Goal = Repeat every line of the listing below exactly, minus the pictures.

Supplied data =
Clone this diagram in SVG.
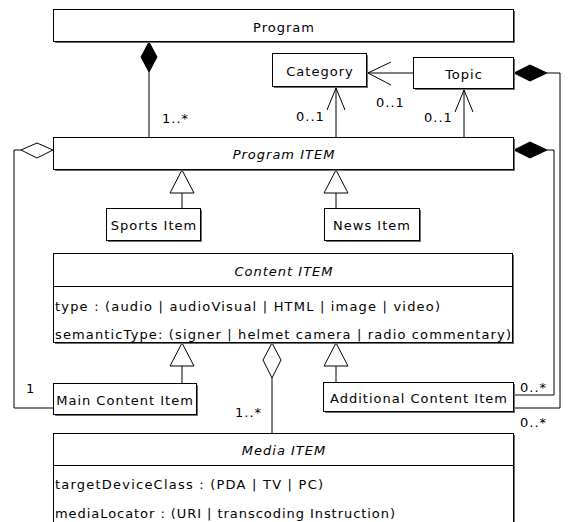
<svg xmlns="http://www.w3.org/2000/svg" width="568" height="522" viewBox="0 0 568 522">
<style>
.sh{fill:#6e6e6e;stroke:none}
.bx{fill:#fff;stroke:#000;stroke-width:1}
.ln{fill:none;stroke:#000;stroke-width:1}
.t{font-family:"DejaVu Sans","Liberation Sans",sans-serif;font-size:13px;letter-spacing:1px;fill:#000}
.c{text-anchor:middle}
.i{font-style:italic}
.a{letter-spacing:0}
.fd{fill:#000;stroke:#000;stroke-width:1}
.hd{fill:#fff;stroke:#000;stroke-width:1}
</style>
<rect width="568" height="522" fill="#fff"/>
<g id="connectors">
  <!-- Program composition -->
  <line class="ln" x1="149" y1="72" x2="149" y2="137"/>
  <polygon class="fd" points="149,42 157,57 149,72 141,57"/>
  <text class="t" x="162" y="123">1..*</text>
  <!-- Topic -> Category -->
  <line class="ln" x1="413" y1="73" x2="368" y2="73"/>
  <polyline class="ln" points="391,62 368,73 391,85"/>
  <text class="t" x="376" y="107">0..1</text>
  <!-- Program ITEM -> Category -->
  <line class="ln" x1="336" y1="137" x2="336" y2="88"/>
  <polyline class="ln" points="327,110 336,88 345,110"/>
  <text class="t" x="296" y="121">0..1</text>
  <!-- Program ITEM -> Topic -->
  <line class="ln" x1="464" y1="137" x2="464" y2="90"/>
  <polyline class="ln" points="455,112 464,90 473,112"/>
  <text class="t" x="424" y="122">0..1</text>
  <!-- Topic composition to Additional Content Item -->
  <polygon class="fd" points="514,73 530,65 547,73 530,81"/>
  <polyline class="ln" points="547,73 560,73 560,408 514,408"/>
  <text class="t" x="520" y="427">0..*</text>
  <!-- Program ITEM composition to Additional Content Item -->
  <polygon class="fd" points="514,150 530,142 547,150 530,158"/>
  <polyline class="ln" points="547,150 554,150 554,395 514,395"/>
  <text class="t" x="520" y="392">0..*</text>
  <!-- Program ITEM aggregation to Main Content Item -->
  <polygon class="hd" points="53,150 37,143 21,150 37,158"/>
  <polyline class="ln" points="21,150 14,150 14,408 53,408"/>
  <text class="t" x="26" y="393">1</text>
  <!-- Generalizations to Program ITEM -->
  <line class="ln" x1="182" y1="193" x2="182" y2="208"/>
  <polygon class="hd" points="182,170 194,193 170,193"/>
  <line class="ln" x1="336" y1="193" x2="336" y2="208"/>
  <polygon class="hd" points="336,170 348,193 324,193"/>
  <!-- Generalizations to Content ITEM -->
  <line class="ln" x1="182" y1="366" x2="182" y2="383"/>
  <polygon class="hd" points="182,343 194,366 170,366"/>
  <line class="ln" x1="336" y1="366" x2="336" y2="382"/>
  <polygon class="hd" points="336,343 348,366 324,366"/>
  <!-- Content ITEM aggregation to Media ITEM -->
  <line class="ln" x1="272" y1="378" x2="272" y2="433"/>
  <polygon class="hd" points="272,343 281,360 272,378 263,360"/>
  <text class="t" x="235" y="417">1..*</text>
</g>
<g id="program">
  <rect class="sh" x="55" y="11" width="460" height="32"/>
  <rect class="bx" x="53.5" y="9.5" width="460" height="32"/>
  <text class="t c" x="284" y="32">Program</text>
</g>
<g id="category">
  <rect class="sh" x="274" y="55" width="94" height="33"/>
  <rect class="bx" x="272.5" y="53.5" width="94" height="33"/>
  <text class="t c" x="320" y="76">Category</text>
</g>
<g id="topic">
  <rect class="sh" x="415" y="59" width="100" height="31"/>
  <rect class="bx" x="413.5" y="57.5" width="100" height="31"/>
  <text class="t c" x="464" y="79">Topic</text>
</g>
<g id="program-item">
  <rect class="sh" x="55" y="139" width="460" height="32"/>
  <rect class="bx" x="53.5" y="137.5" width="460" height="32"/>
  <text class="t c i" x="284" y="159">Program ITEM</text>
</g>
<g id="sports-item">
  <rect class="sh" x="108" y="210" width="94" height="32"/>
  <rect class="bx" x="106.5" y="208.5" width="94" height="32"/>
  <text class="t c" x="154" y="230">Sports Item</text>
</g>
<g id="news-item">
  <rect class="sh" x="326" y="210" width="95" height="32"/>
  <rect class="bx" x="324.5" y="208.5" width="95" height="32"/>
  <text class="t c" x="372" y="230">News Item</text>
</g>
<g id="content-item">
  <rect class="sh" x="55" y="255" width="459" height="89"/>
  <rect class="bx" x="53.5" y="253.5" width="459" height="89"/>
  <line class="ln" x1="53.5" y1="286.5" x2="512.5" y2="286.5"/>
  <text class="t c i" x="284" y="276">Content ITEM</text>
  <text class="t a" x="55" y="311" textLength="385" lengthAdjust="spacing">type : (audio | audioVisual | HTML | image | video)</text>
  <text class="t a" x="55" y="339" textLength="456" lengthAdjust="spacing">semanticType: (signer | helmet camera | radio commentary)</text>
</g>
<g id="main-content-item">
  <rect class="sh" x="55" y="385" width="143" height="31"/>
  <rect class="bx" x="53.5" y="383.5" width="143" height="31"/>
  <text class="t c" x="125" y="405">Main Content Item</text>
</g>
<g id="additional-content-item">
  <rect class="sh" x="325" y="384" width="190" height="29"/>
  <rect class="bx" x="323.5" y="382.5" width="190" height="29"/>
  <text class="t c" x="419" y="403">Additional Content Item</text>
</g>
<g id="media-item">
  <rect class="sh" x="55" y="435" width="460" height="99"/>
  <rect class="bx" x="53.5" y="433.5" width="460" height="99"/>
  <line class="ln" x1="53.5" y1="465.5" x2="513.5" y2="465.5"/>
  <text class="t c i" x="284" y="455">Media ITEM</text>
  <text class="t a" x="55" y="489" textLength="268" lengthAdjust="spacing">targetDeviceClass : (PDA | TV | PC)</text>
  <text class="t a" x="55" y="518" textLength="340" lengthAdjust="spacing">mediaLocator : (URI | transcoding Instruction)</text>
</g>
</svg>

Response below =
Clone this diagram in SVG.
<svg xmlns="http://www.w3.org/2000/svg" width="568" height="522" viewBox="0 0 568 522">
<style>
.sh{fill:#6e6e6e;stroke:none}
.bx{fill:#fff;stroke:#000;stroke-width:1}
.ln{fill:none;stroke:#000;stroke-width:1}
.t{font-family:"DejaVu Sans","Liberation Sans",sans-serif;font-size:13px;letter-spacing:1px;fill:#000}
.c{text-anchor:middle}
.i{font-style:italic}
.a{letter-spacing:0}
.fd{fill:#000;stroke:#000;stroke-width:1}
.hd{fill:#fff;stroke:#000;stroke-width:1}
</style>
<rect width="568" height="522" fill="#fff"/>
<g id="connectors">
  <!-- Program composition -->
  <line class="ln" x1="149" y1="72" x2="149" y2="137"/>
  <polygon class="fd" points="149,42 157,57 149,72 141,57"/>
  <text class="t" x="162" y="123">1..*</text>
  <!-- Topic -> Category -->
  <line class="ln" x1="413" y1="73" x2="368" y2="73"/>
  <polyline class="ln" points="391,62 368,73 391,85"/>
  <text class="t" x="376" y="107">0..1</text>
  <!-- Program ITEM -> Category -->
  <line class="ln" x1="336" y1="137" x2="336" y2="88"/>
  <polyline class="ln" points="327,110 336,88 345,110"/>
  <text class="t" x="296" y="121">0..1</text>
  <!-- Program ITEM -> Topic -->
  <line class="ln" x1="464" y1="137" x2="464" y2="90"/>
  <polyline class="ln" points="455,112 464,90 473,112"/>
  <text class="t" x="424" y="122">0..1</text>
  <!-- Topic composition to Additional Content Item -->
  <polygon class="fd" points="514,73 530,65 547,73 530,81"/>
  <polyline class="ln" points="547,73 560,73 560,408 514,408"/>
  <text class="t" x="520" y="427">0..*</text>
  <!-- Program ITEM composition to Additional Content Item -->
  <polygon class="fd" points="514,150 530,142 547,150 530,158"/>
  <polyline class="ln" points="547,150 554,150 554,395 514,395"/>
  <text class="t" x="520" y="392">0..*</text>
  <!-- Program ITEM aggregation to Main Content Item -->
  <polygon class="hd" points="53,150 37,143 21,150 37,158"/>
  <polyline class="ln" points="21,150 14,150 14,408 53,408"/>
  <text class="t" x="26" y="393">1</text>
  <!-- Generalizations to Program ITEM -->
  <line class="ln" x1="182" y1="193" x2="182" y2="208"/>
  <polygon class="hd" points="182,170 194,193 170,193"/>
  <line class="ln" x1="336" y1="193" x2="336" y2="208"/>
  <polygon class="hd" points="336,170 348,193 324,193"/>
  <!-- Generalizations to Content ITEM -->
  <line class="ln" x1="182" y1="366" x2="182" y2="383"/>
  <polygon class="hd" points="182,343 194,366 170,366"/>
  <line class="ln" x1="336" y1="366" x2="336" y2="382"/>
  <polygon class="hd" points="336,343 348,366 324,366"/>
  <!-- Content ITEM aggregation to Media ITEM -->
  <line class="ln" x1="272" y1="378" x2="272" y2="433"/>
  <polygon class="hd" points="272,343 281,360 272,378 263,360"/>
  <text class="t" x="235" y="417">1..*</text>
</g>
<g id="program">
  <rect class="sh" x="55" y="11" width="460" height="32"/>
  <rect class="bx" x="53.5" y="9.5" width="460" height="32"/>
  <text class="t c" x="284" y="32">Program</text>
</g>
<g id="category">
  <rect class="sh" x="274" y="55" width="94" height="33"/>
  <rect class="bx" x="272.5" y="53.5" width="94" height="33"/>
  <text class="t c" x="320" y="76">Category</text>
</g>
<g id="topic">
  <rect class="sh" x="415" y="59" width="100" height="31"/>
  <rect class="bx" x="413.5" y="57.5" width="100" height="31"/>
  <text class="t c" x="464" y="79">Topic</text>
</g>
<g id="program-item">
  <rect class="sh" x="55" y="139" width="460" height="32"/>
  <rect class="bx" x="53.5" y="137.5" width="460" height="32"/>
  <text class="t c i" x="284" y="159">Program ITEM</text>
</g>
<g id="sports-item">
  <rect class="sh" x="108" y="210" width="94" height="32"/>
  <rect class="bx" x="106.5" y="208.5" width="94" height="32"/>
  <text class="t c" x="154" y="230">Sports Item</text>
</g>
<g id="news-item">
  <rect class="sh" x="326" y="210" width="95" height="32"/>
  <rect class="bx" x="324.5" y="208.5" width="95" height="32"/>
  <text class="t c" x="372" y="230">News Item</text>
</g>
<g id="content-item">
  <rect class="sh" x="55" y="255" width="459" height="89"/>
  <rect class="bx" x="53.5" y="253.5" width="459" height="89"/>
  <line class="ln" x1="53.5" y1="286.5" x2="512.5" y2="286.5"/>
  <text class="t c i" x="284" y="276">Content ITEM</text>
  <text class="t a" x="55" y="311" textLength="385" lengthAdjust="spacing">type : (audio | audioVisual | HTML | image | video)</text>
  <text class="t a" x="55" y="339" textLength="456" lengthAdjust="spacing">semanticType: (signer | helmet camera | radio commentary)</text>
</g>
<g id="main-content-item">
  <rect class="sh" x="55" y="385" width="143" height="31"/>
  <rect class="bx" x="53.5" y="383.5" width="143" height="31"/>
  <text class="t c" x="125" y="405">Main Content Item</text>
</g>
<g id="additional-content-item">
  <rect class="sh" x="325" y="384" width="190" height="29"/>
  <rect class="bx" x="323.5" y="382.5" width="190" height="29"/>
  <text class="t c" x="419" y="403">Additional Content Item</text>
</g>
<g id="media-item">
  <rect class="sh" x="55" y="435" width="460" height="99"/>
  <rect class="bx" x="53.5" y="433.5" width="460" height="99"/>
  <line class="ln" x1="53.5" y1="465.5" x2="513.5" y2="465.5"/>
  <text class="t c i" x="284" y="455">Media ITEM</text>
  <text class="t a" x="55" y="489" textLength="268" lengthAdjust="spacing">targetDeviceClass : (PDA | TV | PC)</text>
  <text class="t a" x="55" y="518" textLength="340" lengthAdjust="spacing">mediaLocator : (URI | transcoding Instruction)</text>
</g>
</svg>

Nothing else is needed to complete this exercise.